→ TASK GOAL:
Produce an exact copy of all the data below, dropping every image.

→ ENTRIES:
· · · · · · ·

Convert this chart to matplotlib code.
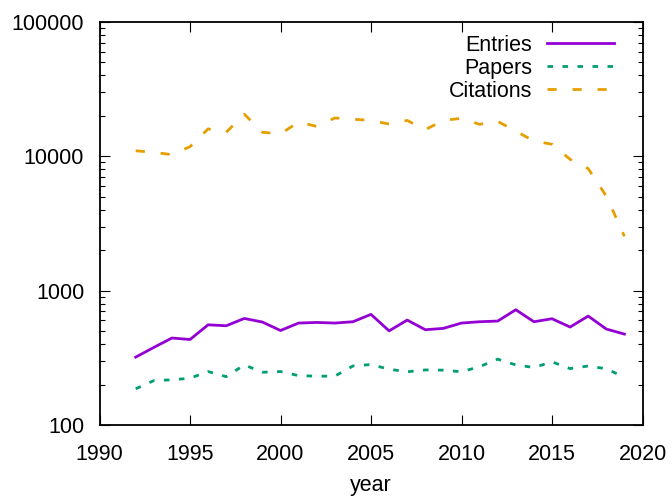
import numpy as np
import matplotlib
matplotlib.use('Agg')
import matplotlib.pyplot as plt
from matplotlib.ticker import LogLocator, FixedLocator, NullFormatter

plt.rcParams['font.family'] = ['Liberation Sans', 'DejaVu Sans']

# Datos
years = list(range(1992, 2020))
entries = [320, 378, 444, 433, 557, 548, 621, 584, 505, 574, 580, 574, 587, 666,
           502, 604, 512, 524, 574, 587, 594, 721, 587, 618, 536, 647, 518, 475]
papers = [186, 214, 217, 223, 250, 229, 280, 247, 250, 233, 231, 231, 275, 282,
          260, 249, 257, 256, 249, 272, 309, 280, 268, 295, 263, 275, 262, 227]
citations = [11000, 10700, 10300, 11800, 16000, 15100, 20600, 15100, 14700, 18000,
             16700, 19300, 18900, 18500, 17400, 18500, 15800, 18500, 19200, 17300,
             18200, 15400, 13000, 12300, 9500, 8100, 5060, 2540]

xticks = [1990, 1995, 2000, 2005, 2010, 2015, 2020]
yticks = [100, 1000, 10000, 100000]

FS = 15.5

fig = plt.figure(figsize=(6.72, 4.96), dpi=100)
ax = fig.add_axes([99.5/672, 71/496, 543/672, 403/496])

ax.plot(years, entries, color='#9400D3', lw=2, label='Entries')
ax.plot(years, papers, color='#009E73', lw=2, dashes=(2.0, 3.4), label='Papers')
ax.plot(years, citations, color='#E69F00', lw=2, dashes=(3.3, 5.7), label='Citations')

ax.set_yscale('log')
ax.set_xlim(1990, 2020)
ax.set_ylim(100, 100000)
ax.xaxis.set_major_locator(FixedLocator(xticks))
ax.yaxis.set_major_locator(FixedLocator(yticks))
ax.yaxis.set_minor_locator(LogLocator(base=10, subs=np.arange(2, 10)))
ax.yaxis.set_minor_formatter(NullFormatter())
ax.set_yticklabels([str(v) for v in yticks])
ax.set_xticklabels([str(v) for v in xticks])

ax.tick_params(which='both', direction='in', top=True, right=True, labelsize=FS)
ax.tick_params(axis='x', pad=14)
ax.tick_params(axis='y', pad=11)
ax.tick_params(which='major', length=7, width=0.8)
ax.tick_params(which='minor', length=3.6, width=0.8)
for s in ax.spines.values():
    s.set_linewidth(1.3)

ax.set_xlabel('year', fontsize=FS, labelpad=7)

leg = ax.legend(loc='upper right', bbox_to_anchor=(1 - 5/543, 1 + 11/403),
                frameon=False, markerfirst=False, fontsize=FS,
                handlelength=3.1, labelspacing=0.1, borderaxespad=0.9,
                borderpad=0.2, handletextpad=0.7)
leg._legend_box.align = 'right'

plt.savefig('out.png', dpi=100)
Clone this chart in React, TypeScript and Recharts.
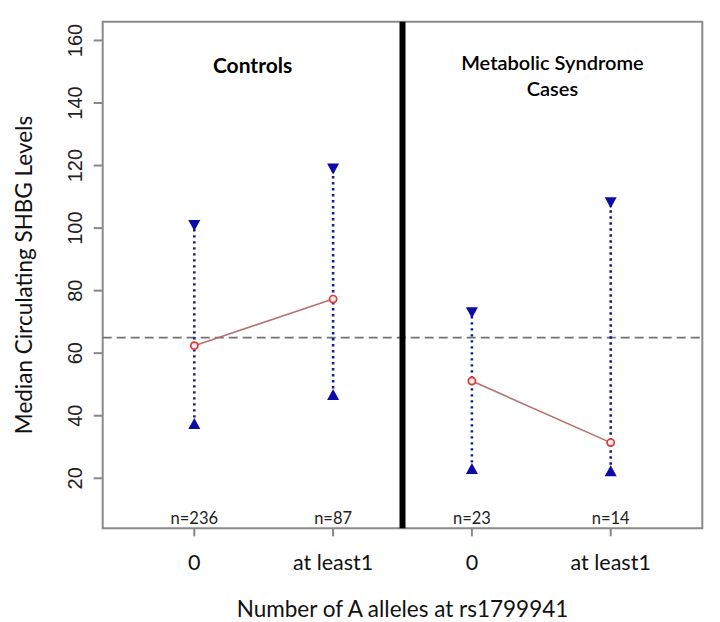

· · · · · · ·

→ COMPLETE OUTPUT:
Convert this chart to matplotlib code.
import numpy as np
import matplotlib
matplotlib.use('Agg')
import matplotlib.pyplot as plt
from matplotlib.ticker import LogLocator, FixedLocator, NullFormatter

plt.rcParams['font.family'] = ['Liberation Sans', 'DejaVu Sans']

# Datos
years = list(range(1992, 2020))
entries = [320, 378, 444, 433, 557, 548, 621, 584, 505, 574, 580, 574, 587, 666,
           502, 604, 512, 524, 574, 587, 594, 721, 587, 618, 536, 647, 518, 475]
papers = [186, 214, 217, 223, 250, 229, 280, 247, 250, 233, 231, 231, 275, 282,
          260, 249, 257, 256, 249, 272, 309, 280, 268, 295, 263, 275, 262, 227]
citations = [11000, 10700, 10300, 11800, 16000, 15100, 20600, 15100, 14700, 18000,
             16700, 19300, 18900, 18500, 17400, 18500, 15800, 18500, 19200, 17300,
             18200, 15400, 13000, 12300, 9500, 8100, 5060, 2540]

xticks = [1990, 1995, 2000, 2005, 2010, 2015, 2020]
yticks = [100, 1000, 10000, 100000]

FS = 15.5

fig = plt.figure(figsize=(6.72, 4.96), dpi=100)
ax = fig.add_axes([99.5/672, 71/496, 543/672, 403/496])

ax.plot(years, entries, color='#9400D3', lw=2, label='Entries')
ax.plot(years, papers, color='#009E73', lw=2, dashes=(2.0, 3.4), label='Papers')
ax.plot(years, citations, color='#E69F00', lw=2, dashes=(3.3, 5.7), label='Citations')

ax.set_yscale('log')
ax.set_xlim(1990, 2020)
ax.set_ylim(100, 100000)
ax.xaxis.set_major_locator(FixedLocator(xticks))
ax.yaxis.set_major_locator(FixedLocator(yticks))
ax.yaxis.set_minor_locator(LogLocator(base=10, subs=np.arange(2, 10)))
ax.yaxis.set_minor_formatter(NullFormatter())
ax.set_yticklabels([str(v) for v in yticks])
ax.set_xticklabels([str(v) for v in xticks])

ax.tick_params(which='both', direction='in', top=True, right=True, labelsize=FS)
ax.tick_params(axis='x', pad=14)
ax.tick_params(axis='y', pad=11)
ax.tick_params(which='major', length=7, width=0.8)
ax.tick_params(which='minor', length=3.6, width=0.8)
for s in ax.spines.values():
    s.set_linewidth(1.3)

ax.set_xlabel('year', fontsize=FS, labelpad=7)

leg = ax.legend(loc='upper right', bbox_to_anchor=(1 - 5/543, 1 + 11/403),
                frameon=False, markerfirst=False, fontsize=FS,
                handlelength=3.1, labelspacing=0.1, borderaxespad=0.9,
                borderpad=0.2, handletextpad=0.7)
leg._legend_box.align = 'right'

plt.savefig('out.png', dpi=100)
Clone this chart in React, TypeScript and Recharts.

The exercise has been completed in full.